== STATED EXERCISE ==
Write the data below out exactly as it stands. Do not include the pictures.

== RAW DATA ==
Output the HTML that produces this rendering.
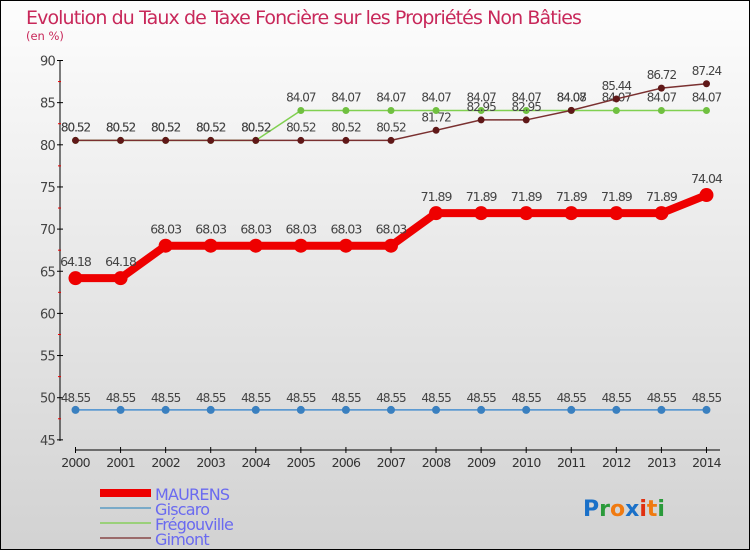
<!DOCTYPE html>
<html><head><meta charset="utf-8"><style>
body{margin:0;width:750px;height:550px;overflow:hidden}
svg{display:block;font-family:"DejaVu Sans","Liberation Sans",sans-serif}
</style></head><body>
<svg id="c" width="750" height="550" viewBox="0 0 750 550">
<defs><linearGradient id="bg" x1="0" y1="0" x2="0" y2="1"><stop offset="0" stop-color="#fdfdfd"/><stop offset="1" stop-color="#d2d2d2"/></linearGradient></defs>
<rect x="0.5" y="0.5" width="749" height="549" fill="url(#bg)" stroke="#000"/>
<text x="26" y="24" font-size="19" fill="#c8285a" letter-spacing="-0.9">Evolution du Taux de Taxe Foncière sur les Propriétés Non Bâties</text>
<text x="26" y="40" font-size="11.5" fill="#c8285a">(en %)</text>
<g id="axes"></g><g id="series"></g>
<g>
<rect x="100" y="489" width="51" height="8" fill="#e00"/>
<text x="155" y="500" font-size="16" fill="#6a6af0" letter-spacing="-0.8">MAURENS</text>
<rect x="100" y="507" width="51" height="2" fill="#7aaac8"/>
<text x="155" y="515" font-size="16" fill="#6a6af0" letter-spacing="-0.8">Giscaro</text>
<rect x="100" y="522" width="51" height="2" fill="#9ad07a"/>
<text x="155" y="530" font-size="16" fill="#6a6af0" letter-spacing="-0.8">Frégouville</text>
<rect x="100" y="537" width="51" height="2" fill="#9a6a6a"/>
<text x="155" y="545" font-size="16" fill="#6a6af0" letter-spacing="-0.8">Gimont</text>
</g>
<text x="583" y="516" font-size="22" font-weight="bold"><tspan fill="#1a70c8">P</tspan><tspan fill="#2a9a3a">r</tspan><tspan fill="#f07a10">o</tspan><tspan fill="#1a70c8">x</tspan><tspan fill="#e03010">i</tspan><tspan fill="#f07a10">t</tspan><tspan fill="#2a9a3a">i</tspan></text>
</svg>
<script>
const years=["2000","2001","2002","2003","2004","2005","2006","2007","2008","2009","2010","2011","2012","2013","2014"];
const yTicks=[45,50,55,60,65,70,75,80,85,90];
const maurens=[64.18,64.18,68.03,68.03,68.03,68.03,68.03,68.03,71.89,71.89,71.89,71.89,71.89,71.89,74.04];
const giscaro=[48.55,48.55,48.55,48.55,48.55,48.55,48.55,48.55,48.55,48.55,48.55,48.55,48.55,48.55,48.55];
const fregouville=[80.52,80.52,80.52,80.52,80.52,84.07,84.07,84.07,84.07,84.07,84.07,84.07,84.07,84.07,84.07];
const gimont=[80.52,80.52,80.52,80.52,80.52,80.52,80.52,80.52,81.72,82.95,82.95,84.08,85.44,86.72,87.24];
const NS="http://www.w3.org/2000/svg";
const X=i=>75.5+i*45.07, Y=v=>60.5+(90-v)*8.43;
function mk(t,a,p){const e=document.createElementNS(NS,t);for(const k in a)e.setAttribute(k,a[k]);p.appendChild(e);return e;}
const ax=document.getElementById('axes');
let l=mk('line',{x1:60,y1:60,x2:60,y2:441,stroke:'#000'},ax);


l=mk('line',{x1:75,y1:450,x2:720,y2:450,stroke:'#000'},ax);


yTicks.forEach(v=>{
 mk('line',{x1:57,x2:63,y1:Y(v),y2:Y(v),stroke:'#000'},ax);
 if(v<90)mk('line',{x1:58,x2:61,y1:Y(v+2.5),y2:Y(v+2.5),stroke:'#e00'},ax);
 const t=mk('text',{x:55,y:Y(v)+5,'text-anchor':'end','font-size':13,fill:'#444','letter-spacing':'-0.8'},ax);
 t.textContent=v;
 
 
});
years.forEach((y,i)=>{
 mk('line',{x1:X(i),x2:X(i),y1:447,y2:453,stroke:'#000'},ax);
 const t=mk('text',{x:X(i),y:467,'text-anchor':'middle','font-size':12.5,fill:'#333','letter-spacing':'-0.8'},ax);
 t.textContent=y;
 
 
});
const sg=document.getElementById('series');
function series(name,data,color,w,r,dot,fs,dy){
 const g=mk('g',{},sg);
 
 
 const p=mk('polyline',{points:data.map((v,i)=>X(i)+','+Y(v)).join(' '),fill:'none',stroke:color,'stroke-width':w},g);
 
 
 data.forEach((v,i)=>{
  const c=mk('circle',{cx:X(i),cy:Y(v),r:r,fill:dot},g);
  
  
  const t=mk('text',{x:X(i),y:Y(v)-dy,'text-anchor':'middle','font-size':fs,fill:'#444','letter-spacing':'-1'},g);
  t.textContent=v.toFixed(2);
  
  
 });
}
series('giscaro',giscaro,'#4a90d0',1.5,4,'#3a80c0',12,8);
series('fregouville',fregouville,'#80d050',1.5,3.5,'#70c040',12,9);
series('gimont',gimont,'#7a3030',1.5,3.5,'#601818',12,9);
series('maurens',maurens,'#ee0000',8,7,'#ee0000',12.5,12);
</script>
</body></html>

== EXERCISE RESULT ==
Output the HTML that produces this rendering.
<!DOCTYPE html>
<html><head><meta charset="utf-8"><style>
body{margin:0;width:750px;height:550px;overflow:hidden}
svg{display:block;font-family:"DejaVu Sans","Liberation Sans",sans-serif}
</style></head><body>
<svg id="c" width="750" height="550" viewBox="0 0 750 550">
<defs><linearGradient id="bg" x1="0" y1="0" x2="0" y2="1"><stop offset="0" stop-color="#fdfdfd"/><stop offset="1" stop-color="#d2d2d2"/></linearGradient></defs>
<rect x="0.5" y="0.5" width="749" height="549" fill="url(#bg)" stroke="#000"/>
<text x="26" y="24" font-size="19" fill="#c8285a" letter-spacing="-0.9">Evolution du Taux de Taxe Foncière sur les Propriétés Non Bâties</text>
<text x="26" y="40" font-size="11.5" fill="#c8285a">(en %)</text>
<g id="axes"></g><g id="series"></g>
<g>
<rect x="100" y="489" width="51" height="8" fill="#e00"/>
<text x="155" y="500" font-size="16" fill="#6a6af0" letter-spacing="-0.8">MAURENS</text>
<rect x="100" y="507" width="51" height="2" fill="#7aaac8"/>
<text x="155" y="515" font-size="16" fill="#6a6af0" letter-spacing="-0.8">Giscaro</text>
<rect x="100" y="522" width="51" height="2" fill="#9ad07a"/>
<text x="155" y="530" font-size="16" fill="#6a6af0" letter-spacing="-0.8">Frégouville</text>
<rect x="100" y="537" width="51" height="2" fill="#9a6a6a"/>
<text x="155" y="545" font-size="16" fill="#6a6af0" letter-spacing="-0.8">Gimont</text>
</g>
<text x="583" y="516" font-size="22" font-weight="bold"><tspan fill="#1a70c8">P</tspan><tspan fill="#2a9a3a">r</tspan><tspan fill="#f07a10">o</tspan><tspan fill="#1a70c8">x</tspan><tspan fill="#e03010">i</tspan><tspan fill="#f07a10">t</tspan><tspan fill="#2a9a3a">i</tspan></text>
</svg>
<script>
const years=["2000","2001","2002","2003","2004","2005","2006","2007","2008","2009","2010","2011","2012","2013","2014"];
const yTicks=[45,50,55,60,65,70,75,80,85,90];
const maurens=[64.18,64.18,68.03,68.03,68.03,68.03,68.03,68.03,71.89,71.89,71.89,71.89,71.89,71.89,74.04];
const giscaro=[48.55,48.55,48.55,48.55,48.55,48.55,48.55,48.55,48.55,48.55,48.55,48.55,48.55,48.55,48.55];
const fregouville=[80.52,80.52,80.52,80.52,80.52,84.07,84.07,84.07,84.07,84.07,84.07,84.07,84.07,84.07,84.07];
const gimont=[80.52,80.52,80.52,80.52,80.52,80.52,80.52,80.52,81.72,82.95,82.95,84.08,85.44,86.72,87.24];
const NS="http://www.w3.org/2000/svg";
const X=i=>75.5+i*45.07, Y=v=>60.5+(90-v)*8.43;
function mk(t,a,p){const e=document.createElementNS(NS,t);for(const k in a)e.setAttribute(k,a[k]);p.appendChild(e);return e;}
const ax=document.getElementById('axes');
let l=mk('line',{x1:60,y1:60,x2:60,y2:441,stroke:'#000'},ax);


l=mk('line',{x1:75,y1:450,x2:720,y2:450,stroke:'#000'},ax);


yTicks.forEach(v=>{
 mk('line',{x1:57,x2:63,y1:Y(v),y2:Y(v),stroke:'#000'},ax);
 if(v<90)mk('line',{x1:58,x2:61,y1:Y(v+2.5),y2:Y(v+2.5),stroke:'#e00'},ax);
 const t=mk('text',{x:55,y:Y(v)+5,'text-anchor':'end','font-size':13,fill:'#444','letter-spacing':'-0.8'},ax);
 t.textContent=v;
 
 
});
years.forEach((y,i)=>{
 mk('line',{x1:X(i),x2:X(i),y1:447,y2:453,stroke:'#000'},ax);
 const t=mk('text',{x:X(i),y:467,'text-anchor':'middle','font-size':12.5,fill:'#333','letter-spacing':'-0.8'},ax);
 t.textContent=y;
 
 
});
const sg=document.getElementById('series');
function series(name,data,color,w,r,dot,fs,dy){
 const g=mk('g',{},sg);
 
 
 const p=mk('polyline',{points:data.map((v,i)=>X(i)+','+Y(v)).join(' '),fill:'none',stroke:color,'stroke-width':w},g);
 
 
 data.forEach((v,i)=>{
  const c=mk('circle',{cx:X(i),cy:Y(v),r:r,fill:dot},g);
  
  
  const t=mk('text',{x:X(i),y:Y(v)-dy,'text-anchor':'middle','font-size':fs,fill:'#444','letter-spacing':'-1'},g);
  t.textContent=v.toFixed(2);
  
  
 });
}
series('giscaro',giscaro,'#4a90d0',1.5,4,'#3a80c0',12,8);
series('fregouville',fregouville,'#80d050',1.5,3.5,'#70c040',12,9);
series('gimont',gimont,'#7a3030',1.5,3.5,'#601818',12,9);
series('maurens',maurens,'#ee0000',8,7,'#ee0000',12.5,12);
</script>
</body></html>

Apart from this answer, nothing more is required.